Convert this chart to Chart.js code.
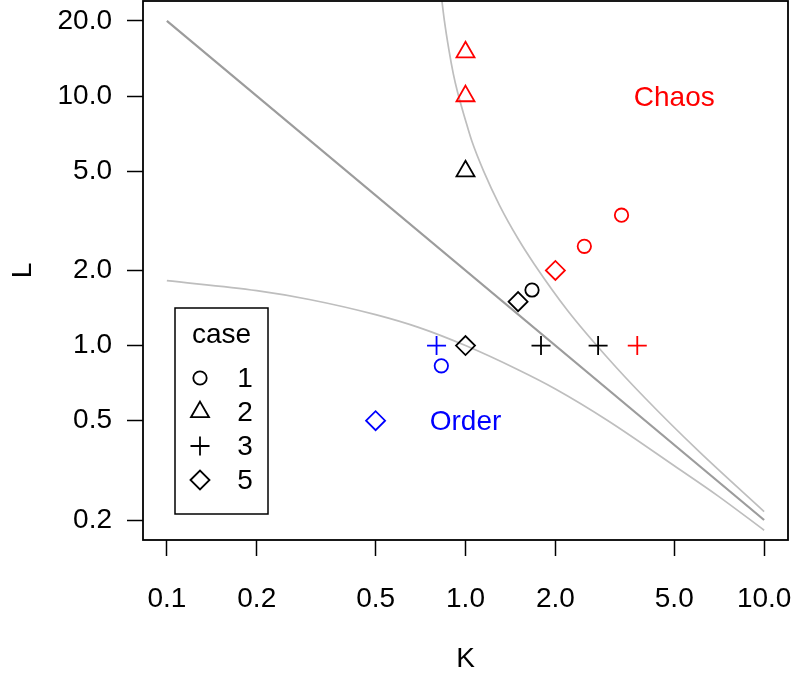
<!DOCTYPE html>
<html>
<head>
<meta charset="utf-8">
<script src="https://cdn.jsdelivr.net/npm/chart.js@4.4.0/dist/chart.umd.min.js"></script>
<style>
  html, body { margin: 0; padding: 0; background: #fff; }
  #wrap { width: 793px; height: 679px; }
</style>
</head>
<body>
<div id="wrap"><canvas id="chart" width="793" height="679"></canvas></div>
<script>
// axes (log-log)
const kTicks = [0.1, 0.2, 0.5, 1, 2, 5, 10];
const lTicks = [0.2, 0.5, 1, 2, 5, 10, 20];
const kRange = [0.0832, 12.02];
const lRange = [0.1663, 24.04];

// observed runs [K, L], grouped by case and outcome colour
const case1Order = [[0.83, 0.83]];
const case1Mid = [[1.67, 1.67]];
const case1Chaos = [[2.5, 2.5], [3.33, 3.33]];
const case2Mid = [[1, 5]];
const case2Chaos = [[1, 10], [1, 15]];
const case3Order = [[0.8, 1]];
const case3Mid = [[1.79, 1], [2.78, 1]];
const case3Chaos = [[3.76, 1]];
const case5Order = [[0.5, 0.5]];
const case5Mid = [[1, 1], [1.5, 1.5]];
const case5Chaos = [[2, 2]];

// boundary curves
const upperK = [0.82, 0.85, 0.88, 0.91, 0.94, 1.0, 1.05, 1.15, 1.3, 1.5, 1.7, 2.2, 3.0, 4.0, 6.0, 10];
const upperL = [28.5, 20, 15.3, 12.3, 10.4, 8.0, 6.6, 5.0, 3.65, 2.68, 2.12, 1.38, 0.89, 0.615, 0.38, 0.216];
const diagK = [0.1, 10];
const diagL = [20, 0.2];
const lowerK = [0.1, 0.2, 0.3, 0.5, 0.7, 1.0, 1.5, 2.0, 3.0, 5.0, 7.0, 10];
const lowerL = [1.82, 1.66, 1.53, 1.33, 1.18, 1.0, 0.8, 0.67, 0.5, 0.33, 0.25, 0.182];

// region labels
const regionText = ["Chaos", "Order"];
const regionK = [5, 1];
const regionL = [10, 0.5];
const regionColor = ["#ff0000", "#0000ff"];

// legend
const legendTitle = "case";
const legendCases = ["1", "2", "3", "5"];
const caseStyles = ["circle", "triangle", "cross", "rectRot"];
const caseRadius = [6.7, 10.4, 9.5, 9.5];

const FONT = "'Liberation Sans', Arial, sans-serif";
const FSIZE = 28;
Chart.defaults.font.family = FONT;
Chart.defaults.font.size = FSIZE;
Chart.defaults.color = "#000";

const toXY = (pairs) => pairs.map(([x, y]) => ({ x: x, y: y }));
const zip = (xs, ys) => xs.map((x, i) => ({ x: x, y: ys[i] }));

function markers(pairs, style, color) {
  const i = caseStyles.indexOf(style);
  return {
    data: toXY(pairs),
    showLine: false,
    pointStyle: style,
    pointRadius: caseRadius[i],
    pointBackgroundColor: "transparent",
    pointBorderColor: color,
    pointBorderWidth: 1.8,
  };
}

function curve(xs, ys, color, width) {
  return {
    data: zip(xs, ys),
    showLine: true,
    pointRadius: 0,
    borderColor: color,
    borderWidth: width,
    cubicInterpolationMode: "monotone",
  };
}

const datasets = [
  markers(case1Order, "circle", "#0000ff"),
  markers(case1Mid, "circle", "#000"),
  markers(case1Chaos, "circle", "#ff0000"),
  markers(case2Mid, "triangle", "#000"),
  markers(case2Chaos, "triangle", "#ff0000"),
  markers(case3Order, "cross", "#0000ff"),
  markers(case3Mid, "cross", "#000"),
  markers(case3Chaos, "cross", "#ff0000"),
  markers(case5Order, "rectRot", "#0000ff"),
  markers(case5Mid, "rectRot", "#000"),
  markers(case5Chaos, "rectRot", "#ff0000"),
  curve(upperK, upperL, "#bebebe", 1.7),
  curve(diagK, diagL, "#9c9c9c", 2.2),
  curve(lowerK, lowerL, "#bebebe", 1.7),
];

const decorations = {
  id: "decorations",
  afterDatasetsDraw(chart) {
    const ctx = chart.ctx;
    const ca = chart.chartArea;
    const xs = chart.scales.x, ys = chart.scales.y;
    ctx.save();

    // plot frame
    ctx.strokeStyle = "#000";
    ctx.lineWidth = 1.8;
    ctx.strokeRect(ca.left, ca.top, ca.right - ca.left, ca.bottom - ca.top);

    // region labels (R centres on the glyphs, nudge down a touch)
    ctx.font = FSIZE + "px " + FONT;
    ctx.textAlign = "center";
    ctx.textBaseline = "middle";
    regionText.forEach((t, i) => {
      ctx.fillStyle = regionColor[i];
      ctx.fillText(t, xs.getPixelForValue(regionK[i]), ys.getPixelForValue(regionL[i]) + 2);
    });

    // legend box
    const lx = ca.left + 32, lw = 93;
    const lb = ca.bottom - 26, lh = 206;
    const ly = lb - lh;
    ctx.fillStyle = "#fff";
    ctx.fillRect(lx, ly, lw, lh);
    ctx.strokeStyle = "#000";
    ctx.lineWidth = 1.5;
    ctx.strokeRect(lx, ly, lw, lh);
    ctx.fillStyle = "#000";
    ctx.fillText(legendTitle, lx + lw / 2, ly + 27);
    legendCases.forEach((c, i) => {
      const y = ly + 70 + i * 34;
      ctx.strokeStyle = "#000";
      ctx.fillStyle = "transparent";
      ctx.lineWidth = 1.8;
      Chart.helpers.drawPoint(ctx, {
        pointStyle: caseStyles[i],
        radius: caseRadius[i],
        rotation: 0,
        borderWidth: 1.8,
      }, lx + 25, y);
      ctx.fillStyle = "#000";
      ctx.fillText(c, lx + 70, y + 1);
    });
    ctx.restore();
  },
};

function fmt(v) {
  return Number(v).toFixed(1);
}

new Chart(document.getElementById("chart"), {
  type: "scatter",
  data: { datasets: datasets },
  options: {
    responsive: false,
    animation: false,
    devicePixelRatio: 1,
    layout: { autoPadding: false, padding: { left: 0, right: 5, top: 1, bottom: 0 } },
    plugins: { legend: { display: false }, tooltip: { enabled: false } },
    scales: {
      x: {
        type: "logarithmic",
        min: kRange[0],
        max: kRange[1],
        afterFit: (s) => { s.height = 139; s.paddingLeft = 0; s.paddingRight = 0; },
        afterBuildTicks: (s) => { s.ticks = kTicks.map((v) => ({ value: v })); },
        ticks: { callback: fmt, autoSkip: false, maxRotation: 0, padding: 26, color: "#000" },
        grid: { display: true, drawOnChartArea: false, drawTicks: true, tickLength: 16, tickColor: "#000", tickWidth: 1.5 },
        border: { display: false },
        title: { display: true, text: "K", color: "#000", padding: { top: 0, bottom: 3 } },
      },
      y: {
        type: "logarithmic",
        min: lRange[0],
        max: lRange[1],
        afterFit: (s) => { s.width = 143; s.paddingTop = 0; s.paddingBottom = 0; },
        afterBuildTicks: (s) => { s.ticks = lTicks.map((v) => ({ value: v })); },
        ticks: { callback: fmt, autoSkip: false, padding: 15, color: "#000" },
        grid: { display: true, drawOnChartArea: false, drawTicks: true, tickLength: 16, tickColor: "#000", tickWidth: 1.5 },
        border: { display: false },
        title: { display: true, text: "L", color: "#000", padding: { top: 6, bottom: 0 } },
      },
    },
  },
  plugins: [decorations],
});
</script>
</body>
</html>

= DIRECTIONS =
Set the data above down again exactly as given, with no pictures.

= SOLUTION TO THIS PROBLEM =
Convert this chart to Chart.js code.
<!DOCTYPE html>
<html>
<head>
<meta charset="utf-8">
<script src="https://cdn.jsdelivr.net/npm/chart.js@4.4.0/dist/chart.umd.min.js"></script>
<style>
  html, body { margin: 0; padding: 0; background: #fff; }
  #wrap { width: 793px; height: 679px; }
</style>
</head>
<body>
<div id="wrap"><canvas id="chart" width="793" height="679"></canvas></div>
<script>
// axes (log-log)
const kTicks = [0.1, 0.2, 0.5, 1, 2, 5, 10];
const lTicks = [0.2, 0.5, 1, 2, 5, 10, 20];
const kRange = [0.0832, 12.02];
const lRange = [0.1663, 24.04];

// observed runs [K, L], grouped by case and outcome colour
const case1Order = [[0.83, 0.83]];
const case1Mid = [[1.67, 1.67]];
const case1Chaos = [[2.5, 2.5], [3.33, 3.33]];
const case2Mid = [[1, 5]];
const case2Chaos = [[1, 10], [1, 15]];
const case3Order = [[0.8, 1]];
const case3Mid = [[1.79, 1], [2.78, 1]];
const case3Chaos = [[3.76, 1]];
const case5Order = [[0.5, 0.5]];
const case5Mid = [[1, 1], [1.5, 1.5]];
const case5Chaos = [[2, 2]];

// boundary curves
const upperK = [0.82, 0.85, 0.88, 0.91, 0.94, 1.0, 1.05, 1.15, 1.3, 1.5, 1.7, 2.2, 3.0, 4.0, 6.0, 10];
const upperL = [28.5, 20, 15.3, 12.3, 10.4, 8.0, 6.6, 5.0, 3.65, 2.68, 2.12, 1.38, 0.89, 0.615, 0.38, 0.216];
const diagK = [0.1, 10];
const diagL = [20, 0.2];
const lowerK = [0.1, 0.2, 0.3, 0.5, 0.7, 1.0, 1.5, 2.0, 3.0, 5.0, 7.0, 10];
const lowerL = [1.82, 1.66, 1.53, 1.33, 1.18, 1.0, 0.8, 0.67, 0.5, 0.33, 0.25, 0.182];

// region labels
const regionText = ["Chaos", "Order"];
const regionK = [5, 1];
const regionL = [10, 0.5];
const regionColor = ["#ff0000", "#0000ff"];

// legend
const legendTitle = "case";
const legendCases = ["1", "2", "3", "5"];
const caseStyles = ["circle", "triangle", "cross", "rectRot"];
const caseRadius = [6.7, 10.4, 9.5, 9.5];

const FONT = "'Liberation Sans', Arial, sans-serif";
const FSIZE = 28;
Chart.defaults.font.family = FONT;
Chart.defaults.font.size = FSIZE;
Chart.defaults.color = "#000";

const toXY = (pairs) => pairs.map(([x, y]) => ({ x: x, y: y }));
const zip = (xs, ys) => xs.map((x, i) => ({ x: x, y: ys[i] }));

function markers(pairs, style, color) {
  const i = caseStyles.indexOf(style);
  return {
    data: toXY(pairs),
    showLine: false,
    pointStyle: style,
    pointRadius: caseRadius[i],
    pointBackgroundColor: "transparent",
    pointBorderColor: color,
    pointBorderWidth: 1.8,
  };
}

function curve(xs, ys, color, width) {
  return {
    data: zip(xs, ys),
    showLine: true,
    pointRadius: 0,
    borderColor: color,
    borderWidth: width,
    cubicInterpolationMode: "monotone",
  };
}

const datasets = [
  markers(case1Order, "circle", "#0000ff"),
  markers(case1Mid, "circle", "#000"),
  markers(case1Chaos, "circle", "#ff0000"),
  markers(case2Mid, "triangle", "#000"),
  markers(case2Chaos, "triangle", "#ff0000"),
  markers(case3Order, "cross", "#0000ff"),
  markers(case3Mid, "cross", "#000"),
  markers(case3Chaos, "cross", "#ff0000"),
  markers(case5Order, "rectRot", "#0000ff"),
  markers(case5Mid, "rectRot", "#000"),
  markers(case5Chaos, "rectRot", "#ff0000"),
  curve(upperK, upperL, "#bebebe", 1.7),
  curve(diagK, diagL, "#9c9c9c", 2.2),
  curve(lowerK, lowerL, "#bebebe", 1.7),
];

const decorations = {
  id: "decorations",
  afterDatasetsDraw(chart) {
    const ctx = chart.ctx;
    const ca = chart.chartArea;
    const xs = chart.scales.x, ys = chart.scales.y;
    ctx.save();

    // plot frame
    ctx.strokeStyle = "#000";
    ctx.lineWidth = 1.8;
    ctx.strokeRect(ca.left, ca.top, ca.right - ca.left, ca.bottom - ca.top);

    // region labels (R centres on the glyphs, nudge down a touch)
    ctx.font = FSIZE + "px " + FONT;
    ctx.textAlign = "center";
    ctx.textBaseline = "middle";
    regionText.forEach((t, i) => {
      ctx.fillStyle = regionColor[i];
      ctx.fillText(t, xs.getPixelForValue(regionK[i]), ys.getPixelForValue(regionL[i]) + 2);
    });

    // legend box
    const lx = ca.left + 32, lw = 93;
    const lb = ca.bottom - 26, lh = 206;
    const ly = lb - lh;
    ctx.fillStyle = "#fff";
    ctx.fillRect(lx, ly, lw, lh);
    ctx.strokeStyle = "#000";
    ctx.lineWidth = 1.5;
    ctx.strokeRect(lx, ly, lw, lh);
    ctx.fillStyle = "#000";
    ctx.fillText(legendTitle, lx + lw / 2, ly + 27);
    legendCases.forEach((c, i) => {
      const y = ly + 70 + i * 34;
      ctx.strokeStyle = "#000";
      ctx.fillStyle = "transparent";
      ctx.lineWidth = 1.8;
      Chart.helpers.drawPoint(ctx, {
        pointStyle: caseStyles[i],
        radius: caseRadius[i],
        rotation: 0,
        borderWidth: 1.8,
      }, lx + 25, y);
      ctx.fillStyle = "#000";
      ctx.fillText(c, lx + 70, y + 1);
    });
    ctx.restore();
  },
};

function fmt(v) {
  return Number(v).toFixed(1);
}

new Chart(document.getElementById("chart"), {
  type: "scatter",
  data: { datasets: datasets },
  options: {
    responsive: false,
    animation: false,
    devicePixelRatio: 1,
    layout: { autoPadding: false, padding: { left: 0, right: 5, top: 1, bottom: 0 } },
    plugins: { legend: { display: false }, tooltip: { enabled: false } },
    scales: {
      x: {
        type: "logarithmic",
        min: kRange[0],
        max: kRange[1],
        afterFit: (s) => { s.height = 139; s.paddingLeft = 0; s.paddingRight = 0; },
        afterBuildTicks: (s) => { s.ticks = kTicks.map((v) => ({ value: v })); },
        ticks: { callback: fmt, autoSkip: false, maxRotation: 0, padding: 26, color: "#000" },
        grid: { display: true, drawOnChartArea: false, drawTicks: true, tickLength: 16, tickColor: "#000", tickWidth: 1.5 },
        border: { display: false },
        title: { display: true, text: "K", color: "#000", padding: { top: 0, bottom: 3 } },
      },
      y: {
        type: "logarithmic",
        min: lRange[0],
        max: lRange[1],
        afterFit: (s) => { s.width = 143; s.paddingTop = 0; s.paddingBottom = 0; },
        afterBuildTicks: (s) => { s.ticks = lTicks.map((v) => ({ value: v })); },
        ticks: { callback: fmt, autoSkip: false, padding: 15, color: "#000" },
        grid: { display: true, drawOnChartArea: false, drawTicks: true, tickLength: 16, tickColor: "#000", tickWidth: 1.5 },
        border: { display: false },
        title: { display: true, text: "L", color: "#000", padding: { top: 6, bottom: 0 } },
      },
    },
  },
  plugins: [decorations],
});
</script>
</body>
</html>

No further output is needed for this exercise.